Notice the separation of what the simulation knows (everything) to what the scheduler knows (only what has happened in the past in simulation time). Don't confuse the two.

The difference between SJF and SJR: For both SJF and SJR you are computing an estimated burst time based on past performance. Your estimate will likely be wrong, but you will have to live with that and do the best you can with the information you have available to you, just like life itself.

When the scheduler is running SJF once a job is scheduled, based on the very imperfect information it has, that job runs until completion of its current bust time. It cannot be pre-empted. Note that running to completion means running to completion of a particular burst time, not completion of the process. If the burst time turns out to be much longer than your scheduler estimated, then too bad; the process gets its full burst time before the scheduler runs again and you can update your estimate.

For SJR, should another process arrive that has a shorter estimated burst time than the currently running process has left, then the current process should be suspended. The new process should be run - either for its full burst time or until another process arrives with a shorter expected burst time. Note that for SJR you will have to keep track of the estimated burst time and how long a particular process has been running so you can estimate how much of the current burst is left.

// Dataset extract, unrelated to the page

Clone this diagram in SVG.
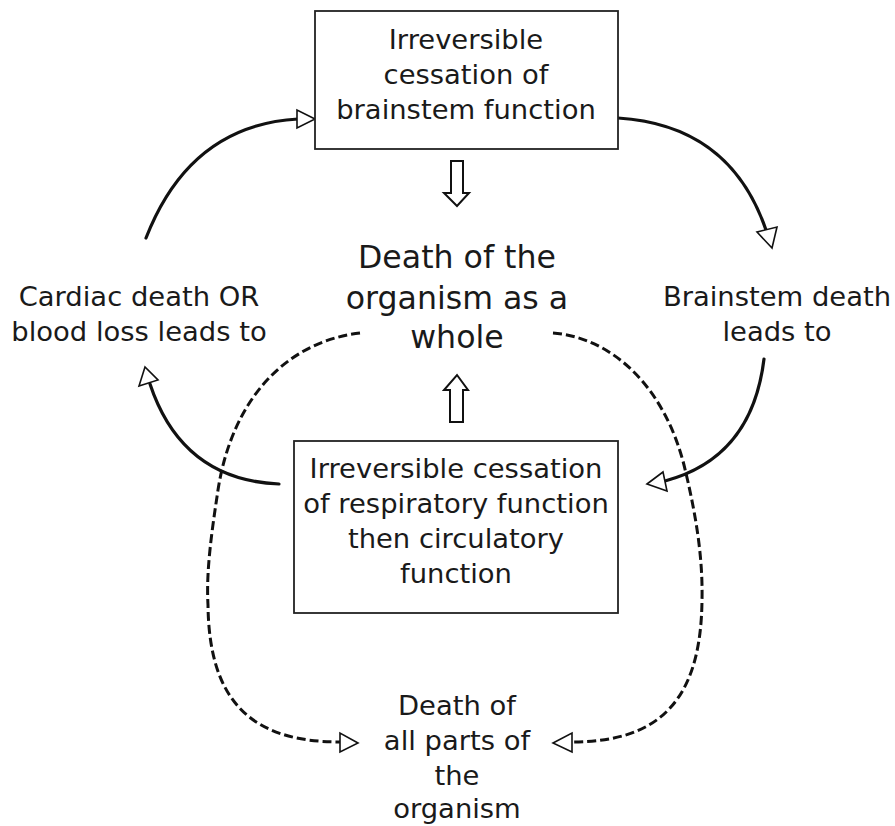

You then need to schedule based on the current estimated remaining burst time for processes which have been pre-empted, or the full burst time for those which haven't run yet. Again, the schedulers estimates of burst time will be imperfect, but we are all imperfect so we have to live with it.

When new processes arrive to be scheduled for the first time, you have no idea of what to expect its burst time to be. You'll have to make some decision about what to do. All such decisions are wrong in some way, take your best shot at it.